After fitting a PCA or PLS model, the next questions are practical: how many
components should the model keep, how well does it predict, and which
variables drive it? This page is a worked tour of the evaluation and plotting
tools, built around a PLS model that relates a set of process measurements
(``X``) to quality outcomes (``Y``). Each example assumes ``X`` and ``Y`` are
already scaled, for example with ``MCUVScaler``.

Choosing the Number of Components
---------------------------------

Calibration fit always improves as components are added, so it cannot tell
you when to stop. ``PLS.select_n_components`` cross-validates the model and
reports the root-mean-square error of cross-validation (RMSECV) together with
the validated explained variance:

.. code-block:: python

   from process_improve.multivariate import PLS

   result = PLS.select_n_components(X, Y, max_components=8, cv=5)
   print(result.n_components)        # recommended component count
   print(result.rmsecv["total"])     # RMSECV per component count

See :doc:`cross_validation` for the full description, including
``PLS.cross_validate`` for beta-coefficient error bars.

Explained Variance
------------------

Once the model is fitted, ``explained_variance_plot`` shows how much variance
each component captures, both per component and cumulatively:

.. code-block:: python

   model = PLS(n_components=result.n_components).fit(X, Y)
   model.explained_variance_plot()

For PCA the bars refer to variance in the X-block; for PLS they refer to the
Y-block. The same method is available on a fitted PCA model.

Correlation Loadings
--------------------

``correlation_loadings_plot`` places each variable by its correlation with
two components' scores. A variable's squared distance from the origin is the
fraction of its variance explained by those two components, so every variable
lies inside the unit circle. Concentric ellipses mark variance-explained
thresholds:

.. code-block:: python

   model.correlation_loadings_plot(pc_horiz=1, pc_vert=2)

For PLS the X- and Y-variables are overlaid, which reveals how process
variables relate to quality outcomes. The ellipse thresholds are
configurable. The 50% and 100% ellipses are the convention - the outer
ellipse is the unit circle, the inner one marks variables that are well
explained - but any fractions work:

.. code-block:: python

   model.correlation_loadings_plot(variance_ellipses=(0.75, 0.95))

Observed versus Predicted
-------------------------

``predictions_vs_observed_plot`` draws a parity plot of the calibration
predictions against the observed Y, with a ``y = x`` reference line and an
RMSE annotation:

.. code-block:: python

   model.predictions_vs_observed_plot(y_observed=Y, variable="quality")

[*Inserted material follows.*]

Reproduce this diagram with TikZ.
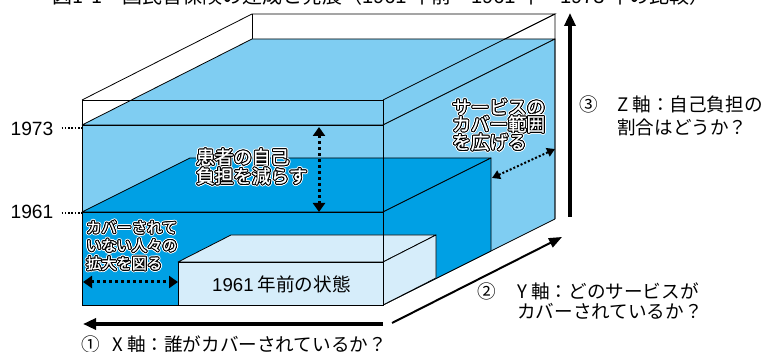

Points close to the reference line indicate accurate predictions; systematic
departures from it point to model bias.

Regression Coefficients
-----------------------

``coefficient_plot`` shows the PLS regression coefficients as a bar chart,
one bar per X-variable, for a chosen Y-variable:

.. code-block:: python

   model.coefficient_plot(variable="quality")

Tall bars mark the X-variables that most strongly drive the prediction. To
see how *reliable* each coefficient is, pair this plot with the
cross-validated error bars from ``PLS.cross_validate`` (see
:doc:`cross_validation`).

Comparing Two Data Blocks
-------------------------

The RV coefficient and its modified form RV2 measure how much common
structure two matrices, measured on the same observations, share. They are a
multivariate generalization of a squared correlation:

.. code-block:: python

   from process_improve.multivariate import rv_coefficient, rv2_coefficient

   rv_coefficient(X, Y)     # in [0, 1]; 1 means identical configurations
   rv2_coefficient(X, Y)    # modified RV, unbiased for high-dimensional data

Use ``rv2_coefficient`` when the blocks have many more variables than
observations: the ordinary RV coefficient is biased upwards in that regime
and tends towards 1 even for unrelated blocks.